## AIM OF THE EXERCISE
Find each line with the string "seaborn" and copy it.
▽
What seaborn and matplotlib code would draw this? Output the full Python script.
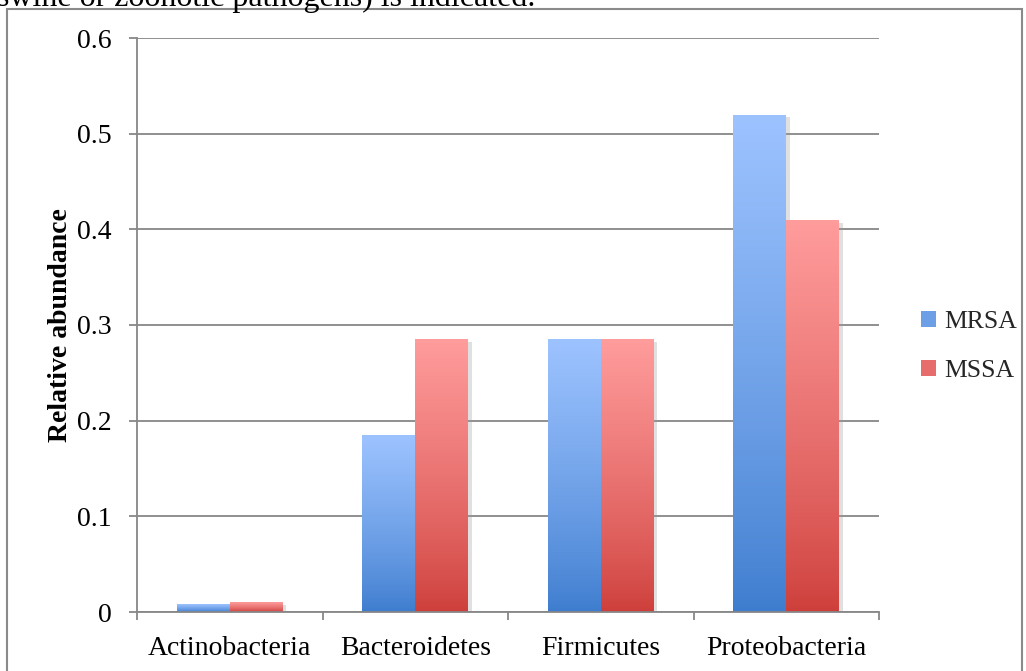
import numpy as np
import pandas as pd
import matplotlib
matplotlib.use("Agg")
import matplotlib.pyplot as plt
import matplotlib.patheffects as pe
from matplotlib.colors import LinearSegmentedColormap
from matplotlib.patches import Rectangle
import seaborn as sns

# Relative abundance of the main phyla by S. aureus group
phyla = ["Actinobacteria", "Bacteroidetes", "Firmicutes", "Proteobacteria"]
groups = ["MRSA", "MSSA"]
mrsa = [0.008, 0.185, 0.285, 0.52]
mssa = [0.010, 0.285, 0.285, 0.41]
yticks = [0, 0.1, 0.2, 0.3, 0.4, 0.5, 0.6]
ytick_labels = ["0", "0.1", "0.2", "0.3", "0.4", "0.5", "0.6"]

df = pd.DataFrame({
    "phylum": phyla * 2,
    "group": [groups[0]] * len(phyla) + [groups[1]] * len(phyla),
    "abundance": mrsa + mssa,
})

# top (light) and bottom (dark) colours of each bar's vertical gradient
grad = {
    "MRSA": ("#9DC3FF", "#3D7CCE"),
    "MSSA": ("#FF9C9C", "#CD3E3A"),
}
mid = {k: LinearSegmentedColormap.from_list(k, v)(0.5) for k, v in grad.items()}

sns.set_theme(style="white")
plt.rcParams["font.family"] = ["Liberation Serif", "DejaVu Serif"]
grid_gray = "#878787"

fig = plt.figure(figsize=(10.26, 6.71), dpi=100)
ax = fig.add_axes([137 / 1026, 59 / 671, 742 / 1026, 574 / 671])

sns.barplot(data=df, x="phylum", y="abundance", hue="group", order=phyla,
            hue_order=groups, palette=mid, width=0.57, gap=0, ax=ax,
            errorbar=None, saturation=1, linewidth=0)

ax.set_ylim(0, 0.6)
ax.set_xlim(-0.5, len(phyla) - 0.5)
ax.set_yticks(yticks)
ax.set_yticklabels(ytick_labels)
ax.set_axisbelow(True)
ax.yaxis.grid(True, color=grid_gray, linewidth=1.3)
ax.xaxis.grid(False)

# shade each bar with a vertical gradient, plus a soft drop shadow
for container, name in zip(ax.containers, groups):
    cmap = LinearSegmentedColormap.from_list(name, [grad[name][1], grad[name][0]])
    for bar in container.patches:
        x0, y0 = bar.get_x(), bar.get_y()
        w, h = bar.get_width(), bar.get_height()
        bar.set_path_effects([
            pe.SimplePatchShadow(offset=(2.5, -2), shadow_rgbFace="#9a9a9a", alpha=0.3),
            pe.Normal(),
        ])
        g = np.linspace(0, 1, 256).reshape(-1, 1) ** 0.8
        im = ax.imshow(g, extent=(x0, x0 + w, y0, y0 + h), origin="lower",
                       cmap=cmap, aspect="auto", zorder=bar.get_zorder() + 0.1,
                       interpolation="bicubic")
        im.set_clip_path(bar)
ax.set_xlim(-0.5, len(phyla) - 0.5)
ax.set_ylim(0, 0.6)

for side in ["top", "right"]:
    ax.spines[side].set_visible(False)
for side in ["left", "bottom"]:
    ax.spines[side].set_color(grid_gray)
    ax.spines[side].set_linewidth(1.3)

ax.tick_params(axis="y", which="major", direction="out", length=6, width=1.3,
               color=grid_gray, left=True, labelsize=20, pad=12)
ax.tick_params(axis="x", which="major", length=0, labelsize=20, pad=17)
ax.set_xticks(np.arange(-0.5, len(phyla)), minor=True)
ax.tick_params(axis="x", which="minor", direction="out", length=6, width=1.3,
               color=grid_gray, bottom=True)
for lab in ax.get_xticklabels() + ax.get_yticklabels():
    lab.set_color("black")

ax.set_xlabel("")
ax.set_ylabel("Relative abundance", fontsize=20, fontweight="bold",
              color="black", labelpad=3)

handles = [Rectangle((0, 0), 1, 1, facecolor=mid[g], edgecolor="none") for g in groups]
ax.legend(handles, groups, loc="center left", bbox_to_anchor=(1.025, 0.463),
          frameon=False, fontsize=18.5, handlelength=0.6, handleheight=0.6,
          handletextpad=0.3, labelspacing=1.05)

# frame around the chart area and the caption line above it
fig.add_artist(Rectangle((7 / 1026, -0.2), 1015 / 1026, 1.2 - 9 / 671,
                         transform=fig.transFigure, facecolor="none",
                         edgecolor="#8a8a8a", linewidth=1.5, clip_on=False))
fig.text(-0.003, 1 - 6 / 671, "swine or zoonotic pathogens) is indicated.",
         fontsize=23, color="black", va="baseline", ha="left")

fig.savefig("out.png", dpi=100)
△
## WRITTEN ANSWER
What seaborn and matplotlib code would draw this? Output the full Python script.
import seaborn as sns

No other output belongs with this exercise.